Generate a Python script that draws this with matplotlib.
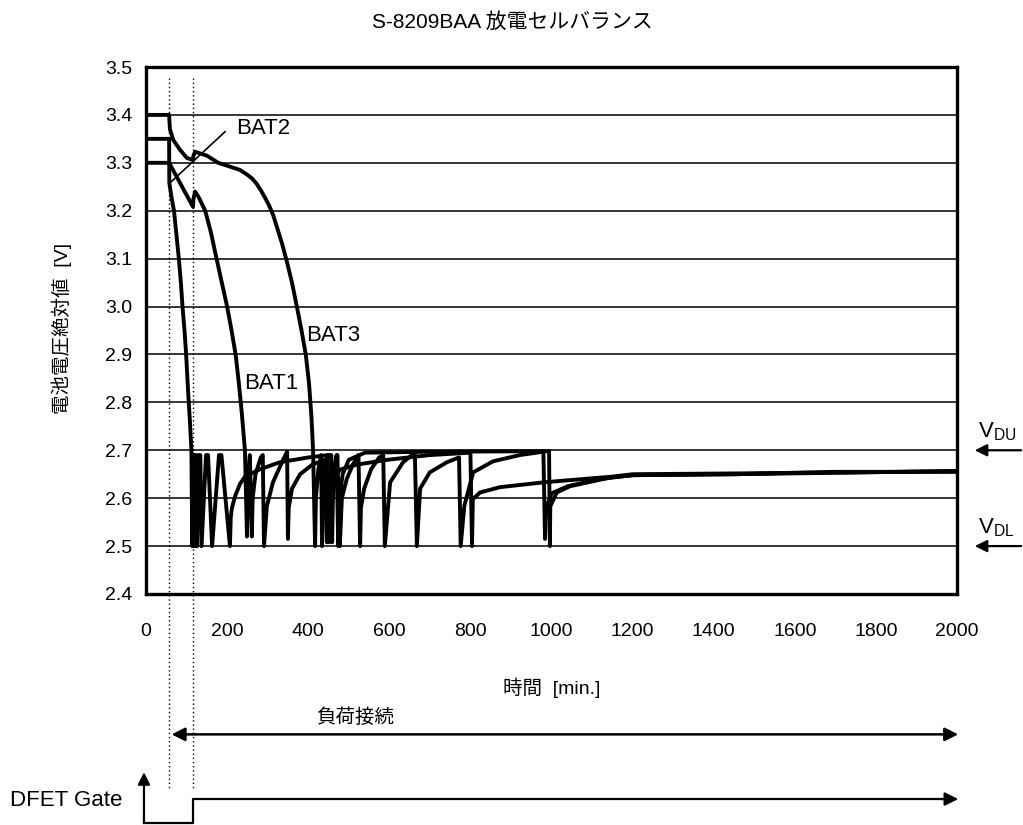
import matplotlib
matplotlib.use("Agg")
import matplotlib.pyplot as plt

plt.rcParams['font.family'] = ['Liberation Sans', 'Noto Sans CJK JP', 'DejaVu Sans']
plt.rcParams['mathtext.fontset'] = 'custom'
plt.rcParams['mathtext.rm'] = 'Liberation Sans'
plt.rcParams['mathtext.it'] = 'Liberation Sans'

# ---------------- data ----------------
title = "S-8209BAA 放電セルバランス"
x_label = "時間  [min.]"
y_label = "電池電圧絶対値  [V]"
x_ticks = [0, 200, 400, 600, 800, 1000, 1200, 1400, 1600, 1800, 2000]
y_ticks = [2.4, 2.5, 2.6, 2.7, 2.8, 2.9, 3.0, 3.1, 3.2, 3.3, 3.4, 3.5]

bat1_t = [0, 57, 116, 117, 121, 130, 138, 146, 160, 174,
          187, 200, 211, 221, 229, 236, 241, 244, 249, 252,
          256, 261, 263, 270, 283, 288, 291, 298, 313, 338,
          348, 350, 352, 360, 380, 410, 440, 446, 449, 460,
          480, 520, 594, 700, 800, 804, 806, 824, 873, 980,
          1050, 1150, 1200, 1500, 2000]
bat1_v = [3.30, 3.30, 3.208, 3.225, 3.24, 3.228, 3.214, 3.20, 3.155, 3.10,
          3.05, 3.00, 2.95, 2.90, 2.84, 2.78, 2.73, 2.70, 2.52, 2.64,
          2.69, 2.52, 2.60, 2.65, 2.685, 2.69, 2.50, 2.583, 2.633, 2.68,
          2.697, 2.515, 2.58, 2.62, 2.65, 2.67, 2.68, 2.508, 2.60, 2.64,
          2.66, 2.67, 2.68, 2.69, 2.695, 2.50, 2.598, 2.612, 2.623, 2.633,
          2.638, 2.645, 2.65, 2.652, 2.656]

bat2_t = [0, 57, 57.5, 63, 69, 75, 81, 86, 90, 95,
          99, 104, 108, 112, 114, 116, 118, 120, 122, 124,
          126, 130, 134, 137, 148, 153, 163, 180, 186, 207,
          209, 212, 220, 232, 244, 280, 330, 400, 450, 457,
          459, 461, 466, 472, 478, 483, 495, 510, 524, 528,
          530, 538, 555, 575, 585, 589, 602, 634, 663, 668,
          676, 700, 742, 772, 776, 785, 807, 856, 922, 980,
          984, 987, 1000, 1040, 1120, 1200, 1450, 1700, 2000]
bat2_v = [3.35, 3.35, 3.258, 3.228, 3.20, 3.15, 3.10, 3.05, 3.00, 2.95,
          2.90, 2.82, 2.765, 2.70, 2.50, 2.69, 2.50, 2.69, 2.50, 2.69,
          2.50, 2.69, 2.69, 2.50, 2.69, 2.69, 2.50, 2.69, 2.69, 2.50,
          2.56, 2.58, 2.605, 2.63, 2.645, 2.66, 2.675, 2.685, 2.69, 2.69,
          2.508, 2.60, 2.65, 2.69, 2.50, 2.60, 2.64, 2.67, 2.69, 2.50,
          2.58, 2.62, 2.66, 2.685, 2.69, 2.50, 2.633, 2.675, 2.695, 2.50,
          2.62, 2.654, 2.675, 2.685, 2.50, 2.584, 2.654, 2.677, 2.69, 2.697,
          2.515, 2.58, 2.61, 2.625, 2.64, 2.648, 2.65, 2.655, 2.655]

bat3_t = [0, 57, 59, 67, 84, 101, 116, 117, 121, 150,
          178, 200, 232, 250, 262, 273, 283, 293, 303, 314,
          325, 336, 347, 360, 372, 384, 394, 402, 408, 412,
          417, 419, 425, 432, 434, 437, 442, 448, 452, 455,
          463, 470, 474, 477, 485, 500, 540, 700, 980, 994,
          996, 997, 1013, 1046, 1144, 1200, 1450, 1700, 2000]
bat3_v = [3.40, 3.40, 3.37, 3.348, 3.327, 3.31, 3.306, 3.315, 3.323, 3.315,
          3.30, 3.294, 3.285, 3.275, 3.267, 3.256, 3.243, 3.228, 3.212, 3.19,
          3.16, 3.13, 3.095, 3.05, 3.00, 2.948, 2.90, 2.84, 2.77, 2.70,
          2.50, 2.60, 2.66, 2.69, 2.50, 2.60, 2.67, 2.69, 2.508, 2.60,
          2.66, 2.69, 2.50, 2.60, 2.65, 2.68, 2.695, 2.697, 2.698, 2.698,
          2.50, 2.583, 2.612, 2.625, 2.643, 2.648, 2.65, 2.653, 2.657]

marker_times = [57, 116]          # dotted event lines [min]
v_du = 2.7
v_dl = 2.5

# ---------------- figure ----------------
W, H = 1023, 825
fig = plt.figure(figsize=(W / 100, H / 100), dpi=100)
ax = fig.add_axes([146 / W, 1 - 594 / H, 811 / W, 527 / H])

ax.set_xlim(0, 2000)
ax.set_ylim(2.4, 3.5)
ax.set_xticks(x_ticks)
ax.set_yticks(y_ticks)
ax.set_xticklabels([str(t) for t in x_ticks])
ax.set_yticklabels([f"{v:.1f}" for v in y_ticks])
ax.tick_params(length=0, labelsize=14)
ax.tick_params(axis='x', pad=21)
ax.tick_params(axis='y', pad=10)
for s in ax.spines.values():
    s.set_linewidth(2.4)
    s.set_color('black')
for yv in y_ticks[1:-1]:
    ax.axhline(yv, color='black', lw=1.1, zorder=1)

for t, v in [(bat1_t, bat1_v), (bat2_t, bat2_v), (bat3_t, bat3_v)]:
    assert len(t) == len(v)
    ax.plot(t, v, color='black', lw=2.8, solid_joinstyle='round',
            solid_capstyle='round', zorder=3)

# labels on curves
lab_fs = 16
ax.text(222, 3.372, "BAT2", fontsize=lab_fs, va='center', ha='left')
ax.plot([59, 195], [3.258, 3.365], color='black', lw=1.2, zorder=4)
ax.text(396, 2.94, "BAT3", fontsize=lab_fs, va='center', ha='left')
ax.text(243, 2.84, "BAT1", fontsize=lab_fs, va='center', ha='left')

# dotted event lines, extending below the axes
for mt in marker_times:
    ax.plot([mt, mt], [3.477, 1.995], color='black', lw=1.0,
            ls=(0, (1, 2)), clip_on=False, zorder=2)

# V_DU / V_DL arrows outside right
for yv, lab in [(v_du, r"V$_{\mathrm{DU}}$"), (v_dl, r"V$_{\mathrm{DL}}$")]:
    ax.annotate("", xy=(2037, yv), xytext=(2165, yv),
                arrowprops=dict(arrowstyle='-|>', color='black', lw=1.6,
                                mutation_scale=18),
                annotation_clip=False)
    ax.text(2053, yv + 0.038, lab, fontsize=lab_fs, ha='left', va='center',
            clip_on=False)

# axis titles
fig.text(512 / W, 1 - 22 / H, title, fontsize=15, ha='center', va='center')
fig.text(552 / W, 1 - 688 / H, x_label, fontsize=14, ha='center', va='center')
fig.text(62 / W, 1 - 328 / H, y_label, fontsize=14, ha='center', va='center',
         rotation=90)

# load connection arrow
y_load = 2.107
ax.annotate("", xy=(63, y_load), xytext=(2003, y_load),
            arrowprops=dict(arrowstyle='<|-|>', color='black', lw=1.8,
                            mutation_scale=20, shrinkA=0, shrinkB=0),
            annotation_clip=False)
ax.text(515, 2.142, "負荷接続", fontsize=14,
        ha='center', va='center', clip_on=False)

# DFET gate signal
y_low, y_high = 1.922, 1.972
ax.plot([-5, 116, 116, 1990], [y_low, y_low, y_high, y_high],
        color='black', lw=1.6, clip_on=False, zorder=3)
ax.annotate("", xy=(2003, y_high), xytext=(1960, y_high),
            arrowprops=dict(arrowstyle='-|>', color='black', lw=1.6,
                            mutation_scale=20, shrinkA=0, shrinkB=0),
            annotation_clip=False)
ax.annotate("", xy=(-5, 2.028), xytext=(-5, y_low),
            arrowprops=dict(arrowstyle='-|>', color='black', lw=1.6,
                            mutation_scale=18, shrinkA=0, shrinkB=0),
            annotation_clip=False)
fig.text(10 / W, 1 - 800 / H, "DFET Gate", fontsize=lab_fs, ha='left',
         va='center')

fig.savefig("out.png", dpi=100, facecolor='white')
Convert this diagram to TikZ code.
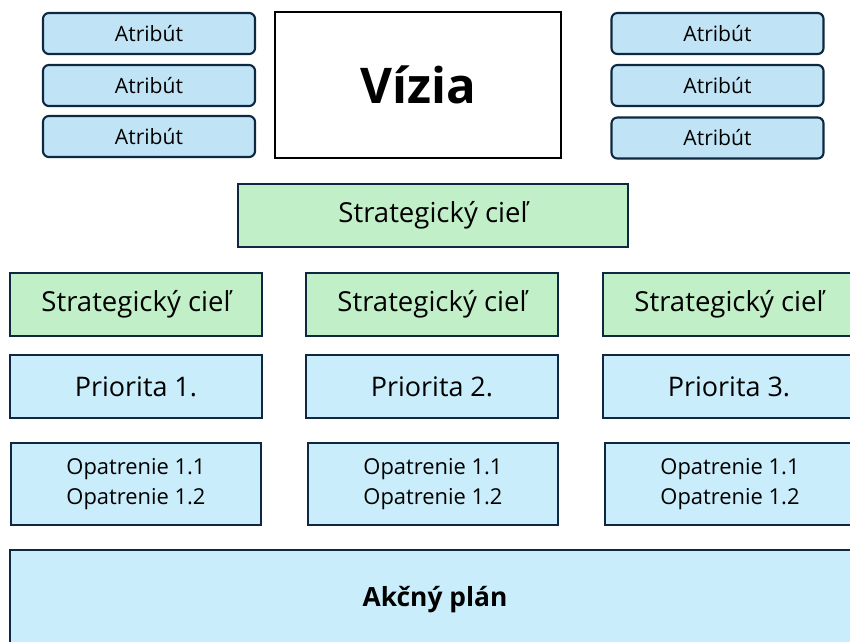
┄┄┄┄┄┄┄┄┄┄┄┄┄┄┄┄┄┄┄┄
§ **Required task**:
Copy the records above from the first line through the line containing "3.3, 3.4, 3.5]", both included, and leave out any pictures.

§ **Full solution**:
Generate a Python script that draws this with matplotlib.
import matplotlib
matplotlib.use("Agg")
import matplotlib.pyplot as plt

plt.rcParams['font.family'] = ['Liberation Sans', 'Noto Sans CJK JP', 'DejaVu Sans']
plt.rcParams['mathtext.fontset'] = 'custom'
plt.rcParams['mathtext.rm'] = 'Liberation Sans'
plt.rcParams['mathtext.it'] = 'Liberation Sans'

# ---------------- data ----------------
title = "S-8209BAA 放電セルバランス"
x_label = "時間  [min.]"
y_label = "電池電圧絶対値  [V]"
x_ticks = [0, 200, 400, 600, 800, 1000, 1200, 1400, 1600, 1800, 2000]
y_ticks = [2.4, 2.5, 2.6, 2.7, 2.8, 2.9, 3.0, 3.1, 3.2, 3.3, 3.4, 3.5]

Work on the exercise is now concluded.